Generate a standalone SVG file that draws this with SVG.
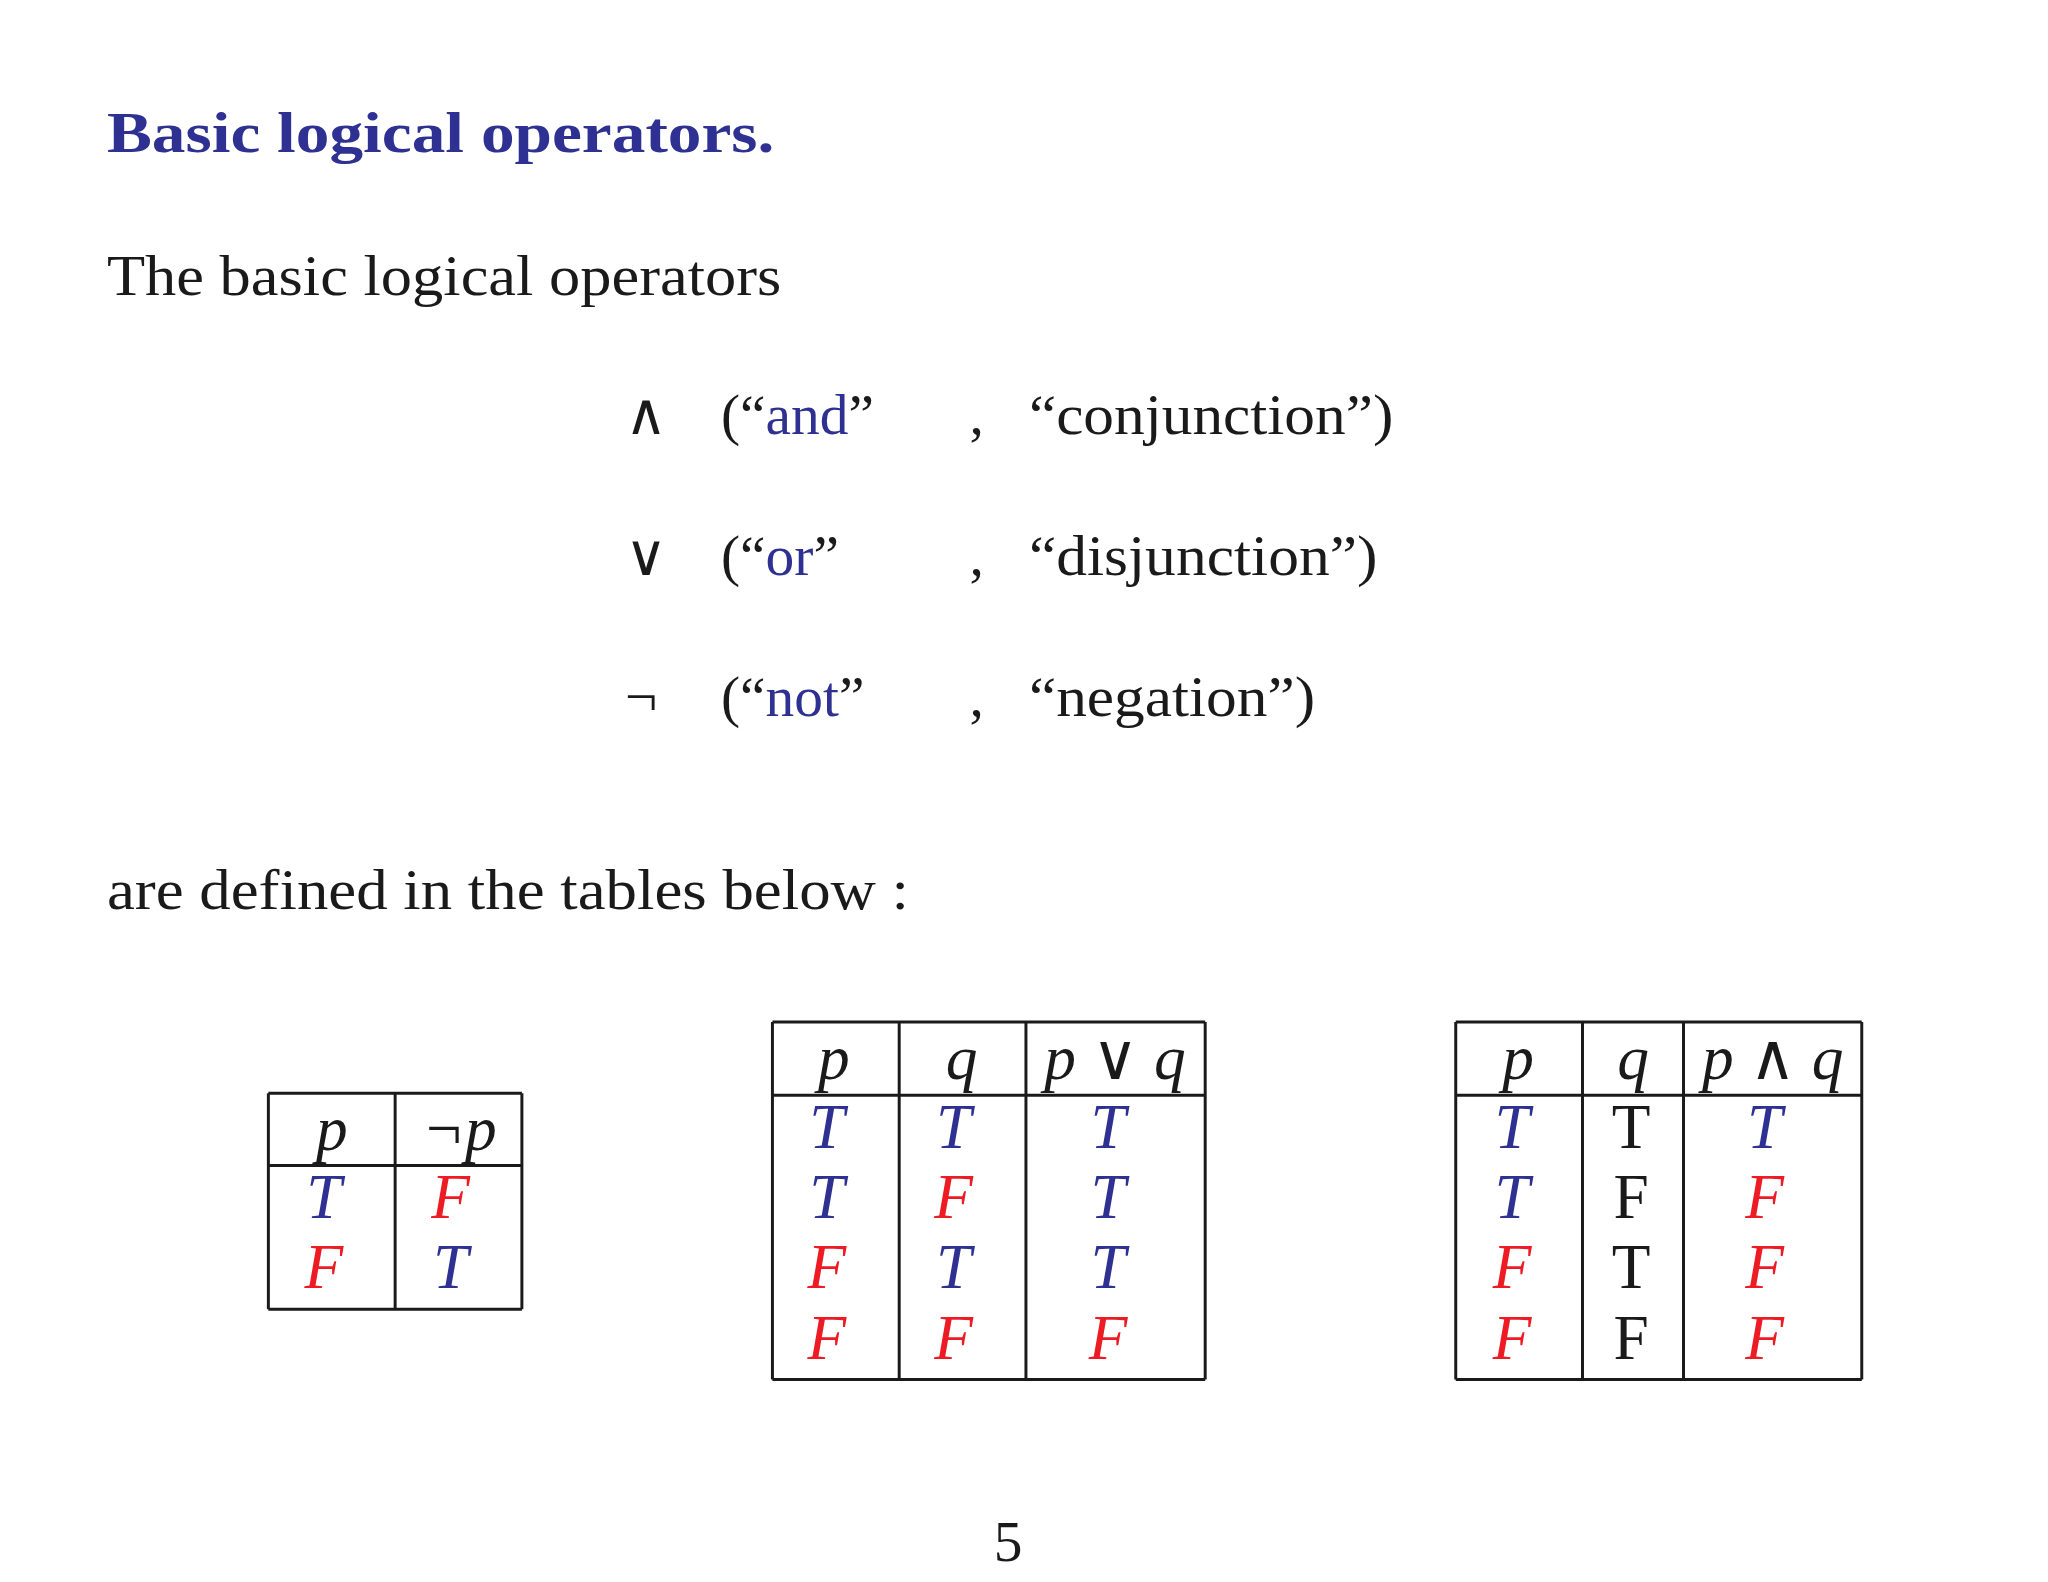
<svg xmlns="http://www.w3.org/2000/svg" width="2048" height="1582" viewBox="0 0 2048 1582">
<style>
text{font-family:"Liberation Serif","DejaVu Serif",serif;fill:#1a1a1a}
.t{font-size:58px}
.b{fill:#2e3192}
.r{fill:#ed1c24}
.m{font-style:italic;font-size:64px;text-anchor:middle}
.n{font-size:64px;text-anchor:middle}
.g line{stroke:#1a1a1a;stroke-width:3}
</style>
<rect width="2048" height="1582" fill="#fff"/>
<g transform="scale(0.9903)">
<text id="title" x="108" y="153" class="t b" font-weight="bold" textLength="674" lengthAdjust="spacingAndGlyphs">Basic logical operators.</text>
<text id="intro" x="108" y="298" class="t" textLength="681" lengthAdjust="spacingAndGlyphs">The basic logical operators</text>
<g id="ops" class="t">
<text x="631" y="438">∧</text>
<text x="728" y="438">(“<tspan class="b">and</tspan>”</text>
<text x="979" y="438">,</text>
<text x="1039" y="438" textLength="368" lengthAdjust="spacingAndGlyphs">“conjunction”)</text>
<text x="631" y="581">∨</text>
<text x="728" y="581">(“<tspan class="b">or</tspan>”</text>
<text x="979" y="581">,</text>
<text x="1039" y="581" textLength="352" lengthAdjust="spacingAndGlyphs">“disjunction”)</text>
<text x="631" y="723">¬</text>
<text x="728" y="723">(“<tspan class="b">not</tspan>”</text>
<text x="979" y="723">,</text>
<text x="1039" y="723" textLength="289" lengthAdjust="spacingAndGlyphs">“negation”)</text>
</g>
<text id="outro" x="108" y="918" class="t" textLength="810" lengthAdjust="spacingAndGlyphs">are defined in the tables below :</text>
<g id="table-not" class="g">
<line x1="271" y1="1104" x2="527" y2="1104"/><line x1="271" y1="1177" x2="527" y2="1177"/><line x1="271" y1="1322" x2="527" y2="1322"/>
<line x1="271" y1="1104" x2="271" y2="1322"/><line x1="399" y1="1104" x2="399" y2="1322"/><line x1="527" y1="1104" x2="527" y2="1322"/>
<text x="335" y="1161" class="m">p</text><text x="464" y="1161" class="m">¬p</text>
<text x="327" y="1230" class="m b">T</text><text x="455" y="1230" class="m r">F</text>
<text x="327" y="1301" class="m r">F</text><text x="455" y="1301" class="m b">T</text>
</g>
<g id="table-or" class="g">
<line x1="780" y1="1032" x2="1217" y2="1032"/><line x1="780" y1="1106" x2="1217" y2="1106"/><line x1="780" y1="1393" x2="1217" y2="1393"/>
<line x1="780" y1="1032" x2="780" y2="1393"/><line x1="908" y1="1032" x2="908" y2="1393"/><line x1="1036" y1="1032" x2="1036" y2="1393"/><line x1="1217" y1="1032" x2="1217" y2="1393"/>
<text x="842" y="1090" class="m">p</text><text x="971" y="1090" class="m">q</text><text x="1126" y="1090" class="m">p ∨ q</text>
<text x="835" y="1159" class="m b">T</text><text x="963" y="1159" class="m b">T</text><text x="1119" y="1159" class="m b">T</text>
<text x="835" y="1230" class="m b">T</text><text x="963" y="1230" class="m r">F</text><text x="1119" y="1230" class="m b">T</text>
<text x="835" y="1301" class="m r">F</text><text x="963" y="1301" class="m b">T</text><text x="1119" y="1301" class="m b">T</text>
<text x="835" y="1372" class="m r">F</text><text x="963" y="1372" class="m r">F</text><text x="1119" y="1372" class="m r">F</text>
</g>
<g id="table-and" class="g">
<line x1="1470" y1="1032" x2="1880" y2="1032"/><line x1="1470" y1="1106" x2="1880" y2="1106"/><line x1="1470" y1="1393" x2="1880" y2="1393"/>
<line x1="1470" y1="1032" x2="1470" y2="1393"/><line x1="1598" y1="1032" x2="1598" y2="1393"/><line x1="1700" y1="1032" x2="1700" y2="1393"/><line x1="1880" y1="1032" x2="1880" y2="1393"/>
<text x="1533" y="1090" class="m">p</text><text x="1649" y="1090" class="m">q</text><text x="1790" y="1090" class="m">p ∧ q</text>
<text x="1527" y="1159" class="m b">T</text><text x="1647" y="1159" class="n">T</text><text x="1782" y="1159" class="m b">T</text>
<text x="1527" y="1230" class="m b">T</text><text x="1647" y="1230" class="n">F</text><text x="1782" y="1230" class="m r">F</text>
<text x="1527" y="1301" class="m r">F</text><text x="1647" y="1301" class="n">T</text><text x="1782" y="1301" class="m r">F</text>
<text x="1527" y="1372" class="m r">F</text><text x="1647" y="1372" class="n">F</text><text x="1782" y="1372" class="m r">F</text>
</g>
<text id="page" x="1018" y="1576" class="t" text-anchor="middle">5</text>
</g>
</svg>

════════

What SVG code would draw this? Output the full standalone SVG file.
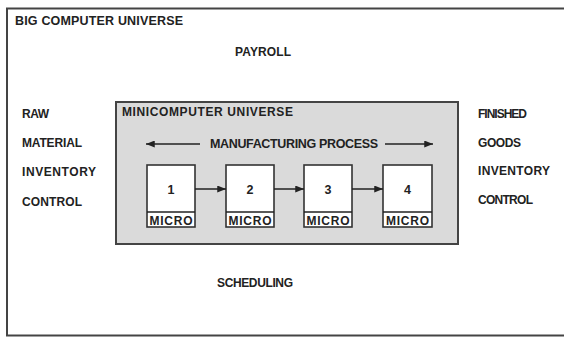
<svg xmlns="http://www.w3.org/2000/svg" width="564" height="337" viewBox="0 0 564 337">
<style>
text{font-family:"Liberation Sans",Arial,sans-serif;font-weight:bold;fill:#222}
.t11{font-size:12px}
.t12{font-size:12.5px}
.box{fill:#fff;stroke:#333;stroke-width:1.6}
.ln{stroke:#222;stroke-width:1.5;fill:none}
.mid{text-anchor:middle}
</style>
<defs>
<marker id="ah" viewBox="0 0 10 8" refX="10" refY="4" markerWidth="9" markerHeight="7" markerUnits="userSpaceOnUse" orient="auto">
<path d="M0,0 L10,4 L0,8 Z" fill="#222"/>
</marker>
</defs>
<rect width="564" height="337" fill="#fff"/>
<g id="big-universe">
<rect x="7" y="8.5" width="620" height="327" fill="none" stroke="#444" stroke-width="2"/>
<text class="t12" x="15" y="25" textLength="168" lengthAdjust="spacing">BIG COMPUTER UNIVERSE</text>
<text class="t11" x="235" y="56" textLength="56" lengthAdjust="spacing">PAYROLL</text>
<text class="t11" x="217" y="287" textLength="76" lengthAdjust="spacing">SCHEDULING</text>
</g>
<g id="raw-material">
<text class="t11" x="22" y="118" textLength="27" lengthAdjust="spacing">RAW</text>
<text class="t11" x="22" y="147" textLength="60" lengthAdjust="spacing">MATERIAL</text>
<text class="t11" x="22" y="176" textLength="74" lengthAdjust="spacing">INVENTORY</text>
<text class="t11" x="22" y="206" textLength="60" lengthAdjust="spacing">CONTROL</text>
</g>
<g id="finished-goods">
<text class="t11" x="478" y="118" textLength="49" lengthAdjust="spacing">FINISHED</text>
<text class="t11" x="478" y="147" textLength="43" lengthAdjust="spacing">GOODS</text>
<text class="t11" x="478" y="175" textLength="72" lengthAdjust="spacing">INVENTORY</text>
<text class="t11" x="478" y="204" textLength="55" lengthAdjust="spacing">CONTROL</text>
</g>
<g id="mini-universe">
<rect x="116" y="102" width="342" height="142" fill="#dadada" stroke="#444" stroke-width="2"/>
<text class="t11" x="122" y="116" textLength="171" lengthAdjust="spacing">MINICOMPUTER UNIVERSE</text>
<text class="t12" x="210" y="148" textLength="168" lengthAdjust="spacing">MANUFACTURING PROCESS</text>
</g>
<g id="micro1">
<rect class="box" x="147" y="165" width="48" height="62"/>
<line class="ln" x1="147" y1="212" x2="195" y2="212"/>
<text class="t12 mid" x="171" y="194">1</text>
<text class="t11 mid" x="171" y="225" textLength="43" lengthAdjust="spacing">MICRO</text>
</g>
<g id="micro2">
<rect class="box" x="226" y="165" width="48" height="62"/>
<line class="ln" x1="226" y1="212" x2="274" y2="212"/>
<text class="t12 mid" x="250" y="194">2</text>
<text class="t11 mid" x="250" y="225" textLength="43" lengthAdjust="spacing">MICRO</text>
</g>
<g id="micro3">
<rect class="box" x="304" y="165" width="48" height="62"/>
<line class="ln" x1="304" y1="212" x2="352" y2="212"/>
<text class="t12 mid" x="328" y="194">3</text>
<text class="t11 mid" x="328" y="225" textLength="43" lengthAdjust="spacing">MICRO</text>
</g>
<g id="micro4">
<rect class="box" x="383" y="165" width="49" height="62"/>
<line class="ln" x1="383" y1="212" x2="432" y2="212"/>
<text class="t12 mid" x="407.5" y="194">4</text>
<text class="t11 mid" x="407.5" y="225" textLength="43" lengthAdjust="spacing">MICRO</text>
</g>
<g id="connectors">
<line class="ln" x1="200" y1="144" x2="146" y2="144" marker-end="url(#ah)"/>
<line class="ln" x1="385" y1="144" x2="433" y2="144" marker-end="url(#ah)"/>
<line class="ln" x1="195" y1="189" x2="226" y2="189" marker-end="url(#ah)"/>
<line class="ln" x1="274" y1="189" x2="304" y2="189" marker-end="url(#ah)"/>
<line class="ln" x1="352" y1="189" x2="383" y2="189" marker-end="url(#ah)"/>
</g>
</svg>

════════

WHAT THE TASK REQUIRES: Search the data for the string "this". List each line that has it.

REPLY TO THE EXERCISE:
Generate a standalone SVG file that draws this with SVG.
What SVG code would draw this? Output the full standalone SVG file.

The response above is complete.